Partita was originally the name for a single-instrumental piece of music (16th and 17th centuries), but Johann Kuhnau,Thomaskantor,and later German composers (notably Johann Sebatian Bach) used it for collections of musical pieces, as a synonym for suite.


Passacaglia

The passacaglia  is a musical form that originated in early seventeenth-century Spain and is still used by contemporary composers. It is usually of a serious character and is often, but not always, based on a bass-ostinato and written in triple time.

Prelude

A prelude  is a short piece of music, the form of which may vary from piece to piece.The prelude can be thought of as a preface. It may stand on its own or introduce another work. While, during the Baroque era, for example, it may have served as an introduction to succeeding movements of a work that were usually longer and more complex, it may also have been a stand alone piece of work during the Romantic era. It generally features a small number of rhythmic and melodic motifs that recur through the piece. Stylistically, the prelude is improvisatory in nature.

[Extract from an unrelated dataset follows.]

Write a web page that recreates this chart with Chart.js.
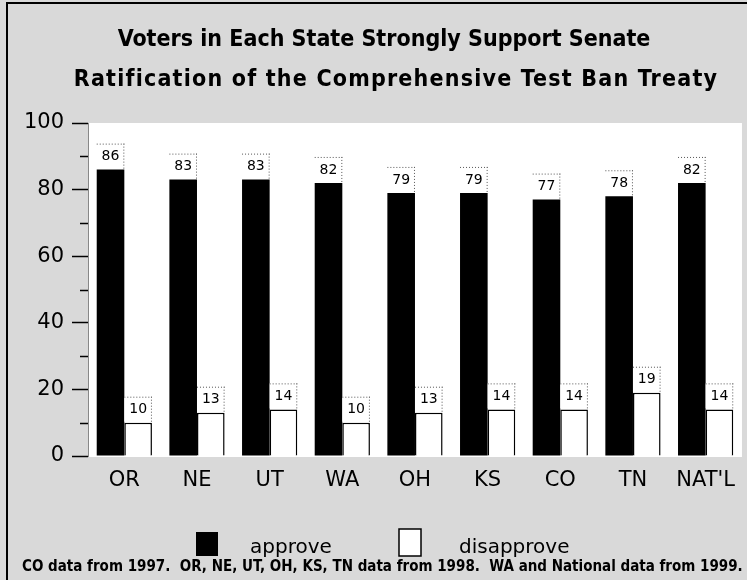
<!DOCTYPE html>
<html>
<head>
<meta charset="utf-8">
<script src="https://cdn.jsdelivr.net/npm/chart.js@4/dist/chart.umd.min.js"></script>
<style>
  html, body { margin: 0; padding: 0; background: #fff; }
  canvas { display: block; }
</style>
</head>
<body>
<canvas id="c" width="747" height="580"></canvas>
<script>
const titleLines = ['Voters in Each State Strongly Support Senate', 'Ratification of the Comprehensive Test Ban Treaty'];
const categories = ['OR', 'NE', 'UT', 'WA', 'OH', 'KS', 'CO', 'TN', "NAT'L"];
const approve = [86, 83, 83, 82, 79, 79, 77, 78, 82];
const disapprove = [10, 13, 14, 10, 13, 14, 14, 19, 14];
const yTicks = [0, 20, 40, 60, 80, 100];
const yMinorTicks = [10, 30, 50, 70, 90];
const seriesNames = ['approve', 'disapprove'];
const footnote = 'CO data from 1997.  OR, NE, UT, OH, KS, TN data from 1998.  WA and National data from 1999.';

const BG = '#d9d9d9';

const decorPlugin = {
  id: 'decor',
  beforeDraw(chart) {
    const { ctx, chartArea: a, width, height } = chart;
    ctx.save();
    ctx.fillStyle = BG;
    ctx.fillRect(0, 0, width, height);
    ctx.fillStyle = '#ffffff';
    ctx.fillRect(a.left, a.top, a.right - a.left, a.bottom - a.top + 1);
    // frame
    ctx.strokeStyle = '#000';
    ctx.lineWidth = 2;
    ctx.beginPath();
    ctx.moveTo(7, height);
    ctx.lineTo(7, 3);
    ctx.lineTo(width, 3);
    ctx.stroke();
    // title
    ctx.fillStyle = '#000';
    ctx.font = 'bold 23px "DejaVu Sans Condensed", "DejaVu Sans"';
    ctx.textAlign = 'center';
    ctx.textBaseline = 'middle';
    ctx.fillText(titleLines[0], 384, 40);
    ctx.letterSpacing = '1.2px';
    ctx.fillText(titleLines[1], 396, 80);
    ctx.letterSpacing = '0px';
    ctx.restore();
  },
  afterDraw(chart) {
    const { ctx } = chart;
    const ys = chart.scales.y;
    ctx.save();
    // minor ticks
    ctx.strokeStyle = '#000';
    ctx.lineWidth = 1.5;
    yMinorTicks.forEach(v => {
      const py = Math.round(ys.getPixelForValue(v)) + 0.5;
      ctx.beginPath();
      ctx.moveTo(ys.right - 8, py);
      ctx.lineTo(ys.right, py);
      ctx.stroke();
    });
    // value labels
    chart.data.datasets.forEach((ds, di) => {
      const meta = chart.getDatasetMeta(di);
      meta.data.forEach((bar, i) => {
        const p = bar.getProps(['x', 'y', 'width'], true);
        const left = p.x - p.width / 2;
        const top = p.y - 26;
        ctx.fillStyle = '#fff';
        ctx.fillRect(left, top, p.width, 25);
        ctx.setLineDash([1, 2]);
        ctx.strokeStyle = '#555';
        ctx.lineWidth = 1;
        ctx.beginPath();
        ctx.moveTo(left, top + 0.5);
        ctx.lineTo(left + p.width, top + 0.5);
        ctx.moveTo(left + p.width - 0.5, top);
        ctx.lineTo(left + p.width - 0.5, top + 25);
        ctx.stroke();
        ctx.setLineDash([]);
        ctx.fillStyle = '#000';
        ctx.font = '14px "DejaVu Sans"';
        ctx.textAlign = 'center';
        ctx.textBaseline = 'middle';
        ctx.fillText(String(ds.data[i]), p.x, p.y - 13);
      });
    });
    // legend
    ctx.fillStyle = '#000';
    ctx.fillRect(196, 532, 22, 24);
    ctx.fillStyle = '#fff';
    ctx.fillRect(399, 529, 22, 27);
    ctx.strokeStyle = '#000';
    ctx.lineWidth = 1.5;
    ctx.strokeRect(399, 529, 22, 27);
    ctx.fillStyle = '#000';
    ctx.font = '20px "DejaVu Sans"';
    ctx.textAlign = 'left';
    ctx.textBaseline = 'alphabetic';
    ctx.fillText(seriesNames[0], 250, 553);
    ctx.fillText(seriesNames[1], 459, 553);
    // footnote
    ctx.font = 'bold 15px "DejaVu Sans Condensed", "DejaVu Sans"';
    ctx.fillText(footnote, 22, 571, 722);
    ctx.restore();
  }
};

new Chart(document.getElementById('c'), {
  type: 'bar',
  data: {
    labels: categories,
    datasets: [
      {
        label: seriesNames[0],
        data: approve,
        backgroundColor: '#000',
        borderColor: '#000',
        borderWidth: 0,
        categoryPercentage: 0.76,
        barPercentage: 1.0
      },
      {
        label: seriesNames[1],
        data: disapprove,
        backgroundColor: '#fff',
        borderColor: '#000',
        borderWidth: 1.5,
        categoryPercentage: 0.76,
        barPercentage: 1.0
      }
    ]
  },
  options: {
    responsive: false,
    animation: false,
    devicePixelRatio: 1,
    layout: { padding: { top: 123, left: 0, right: 0, bottom: 0 } },
    plugins: {
      legend: { display: false },
      title: { display: false },
      tooltip: { enabled: false }
    },
    scales: {
      x: {
        grid: { display: false, drawTicks: false },
        border: { display: false },
        ticks: {
          color: '#000',
          font: { size: 21, family: '"DejaVu Sans"' },
          padding: 12,
          maxRotation: 0,
          autoSkip: false
        },
        afterFit(scale) { scale.height = 124; }
      },
      y: {
        min: 0,
        max: 100,
        afterBuildTicks(scale) { scale.ticks = yTicks.map(v => ({ value: v })); },
        grid: {
          drawOnChartArea: false,
          drawTicks: true,
          tickLength: 16,
          tickColor: '#000',
          tickWidth: 1.5
        },
        border: { display: true, color: '#888', width: 1 },
        ticks: {
          color: '#000',
          font: { size: 21, family: '"DejaVu Sans"' },
          padding: 8
        },
        afterFit(scale) { scale.width = 88; }
      }
    }
  },
  plugins: [decorPlugin]
});
</script>
</body>
</html>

The prelude can also refer to an overture, particularly to those seen in an opera or an oratorio.

Sarabande

In music, the sarabande  is a dance in triple time. The second and third beats of each measure are often tied, giving the dance a distinctive rhythm of quarter notes and eighth notes in alternation.

Sinfonia

Sinfonia is the Italian word for symphony. In English it most commonly refers to a 17th- or 18th-century orchestral piece used as an introduction, interlude, or postlude to an opera, oratorio, cantata, or suite. It has also sometimes been used for other types of music.

Sonata

In the Baroque, the term "sonata" was applied to a variety of works for solo instrument such as keyboard or violin, and for groups of instruments.In the transition from the Baroque to the Classical period, the term sonata underwent a change in usage, coming to mean a chamber-music genre for either a solo instrument (usually a keyboard), or a solo melody instrument with piano.